The political tension created by the debt ceiling negotiations could victimize the U.S. economy, but it appears to have already damaged President Obama’s pledge of increased transparency at the White House. Press Secretary Jay Carney said “We’re so serious about getting a deal done, as opposed to engaging in political theater […] that we are going to have meetings that I’m not going to tell you about.” Even though Secretary Carney backtracked on his statement, President Obama’s “back-channel” meeting with Speaker of the House John Boehner was not on the president’s public schedule. The last time high-profile legislation such as this was under consideration (2010 Affordable Care Act), President Obama remarked that it was a “mistake” to let short-term considerations make him abandon campaign promises of transparency in legislative negotiations.

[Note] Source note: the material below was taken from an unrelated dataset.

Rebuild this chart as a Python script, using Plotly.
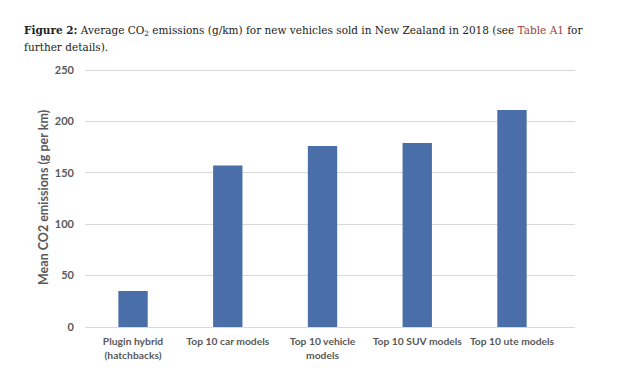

In November 2010, the Obama Administration produced an executive order that intended to curtail the use of improvised access controls used by federal agency for unclassified information. Agencies are only allowed to authorize restrictions based on law, regulation or government-wide policy. The Department of Defense proposed a new rule that would require safeguards for all documents with designations banned under the executive order. More broadly, the DoD rule states that any unclassified information not specifically marked for public release falls under the new safeguards. The new DoD rules, though only a proposal, brazenly undermine the presumption of openness prescribed by the executive order and seek to establish secrecy as the default approach to unclassified information.
The National Archive and Records Administration published a proposal for a new rule for the procedures for declassifying records containing national security information. Under the Clinton Administration’s executive order 12958, documents that were not specifically exempted had to be declassified whether or not they had been reviewed. The new rules would allow non-exempt documents to remain classified for up to 35 years if they belonged to an “integral file block” with records that were “only” 25 years old. Additionally, if records older than 25 years are found and haven’t been reviewed, they could be provisionally classified for up to three additional years to allow for a review. The new rule does not mention the “fifty year rule” from the executive order – documents exempted from the automatic 25 year declassification have to be declassified in 50 years (excepting obvious material like human sources or nuclear warhead designs).
In the case of alleged CIA classified information leaker Jeffrey Sterling, New York Times reporter James Risen, who was subpoenaed in order to compel him to testify, presented a motion to the court which he hopes would end the subpoena. Mr. Risen argued that the court should consider the value of the leaked information to the public interest and the damage his testifying would cause to the public interest. The government responded by stating that “explicitly recognizing ‘good leaks’ of classified information […] would effectively destroy the system through which the country protects that information.”